The Jakarta Post
It was too much to expect the two presidential candidates contesting the April 17 election to emulate the great minds when they squared off for the second time on Sunday. But the public’s reception, which was generally lukewarm, at least from the way some mainstream media reported the televised event, should tell us that something, if not many things, went wrong.
Both the incumbent President Joko “Jokowi” Widodo and his contender Prabowo Subianto lacked fresh ideas when they exchanged fire or responded to questions prepared by panelists in a series of topics during the debate. On several occasions, both Jokowi and Prabowo quoted inaccurate data to support their arguments.
The General Elections Commission (KPU) had indeed wised up from the widely criticized first presidential debate on Jan. 17, which featured the presidential and vice presidential candidates. But despite the changes in format, they were barely noticeable, except that Jokowi and Prabowo were without their respective running mates on Sunday.
No matter how convincingly each presidential candidate’s camp claimed victory in the debate, we doubt their performance will affect undecided voters, let alone swing voters. While the debates provide the candidates a golden opportunity to increase their support base, Sunday’s debate, like the previous one, only strengthened the conviction of their supporters.
A number of surveys conducted prior to the Feb. 17 debate revealed a considerable percentage of undecided voters, ranging from 10 to 20 percent. There is a likelihood they may not vote altogether in a show of their reportedly widespread apathy. For a democracy that has yet to mature such as Indonesia, political participation is key in order for democracy to gain a foothold.
It is safe to say that despite improvements in the flow of the debate, the close encounter between the two presidential candidates on Sunday failed to reach its goal. As happened in the previous debate, neither of the candidates could explore their ideas substantially. The root of the problem partly rests with the time constraint: Each presidential candidate ran out of time even to explain the reasons behind their specific agenda.
The KPU forced Jokowi and Prabowo to address too many issues within too short a time. The two debated the issues of food and energy, infrastructure, natural resources and the environment, which individually would require an hour of talk to bear fruit.
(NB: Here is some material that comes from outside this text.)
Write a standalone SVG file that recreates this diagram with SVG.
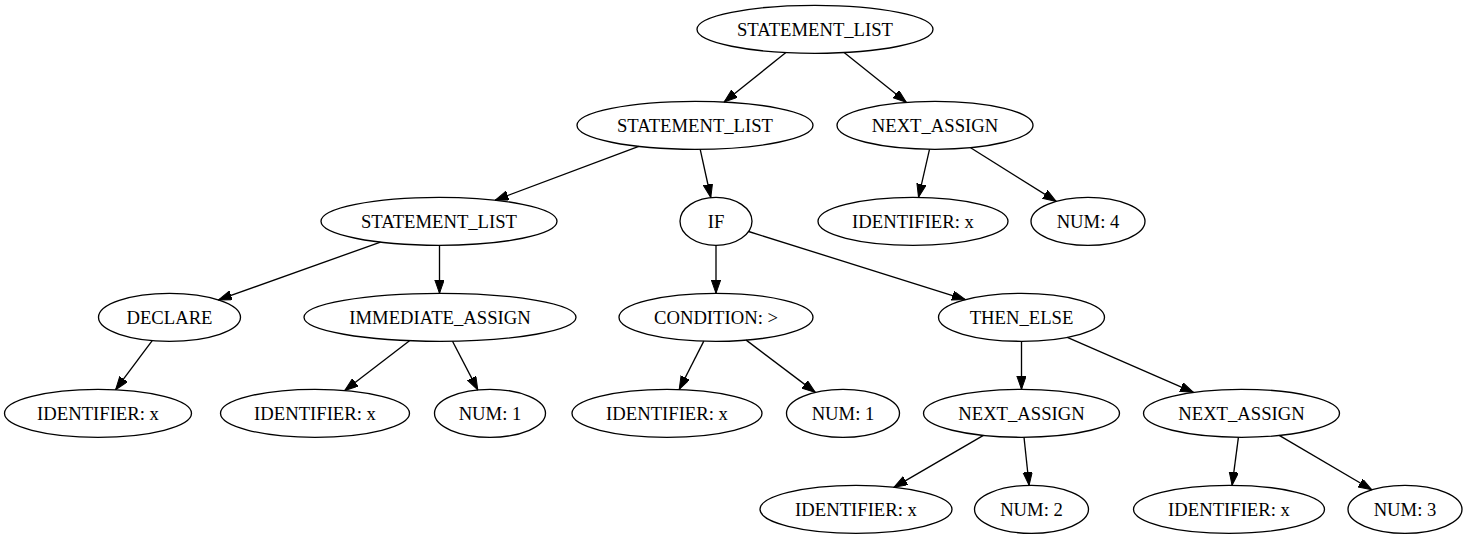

Indeed, knowledge of such crucial issues is a must for candidates for the highest office, but asking them to explain their views pertaining to five themes in less than two hours would only result in disappointment for many. The candidates’ lack of public speaking skills further discourages the audience from watching the debate.
With three more debates in the pipeline, there is no choice for the KPU other than offering a radical change if it wishes to make the undecided decide and, hence, boost voter turnout on April 17. One of the options is focusing on one or two particular issues in each of the debates.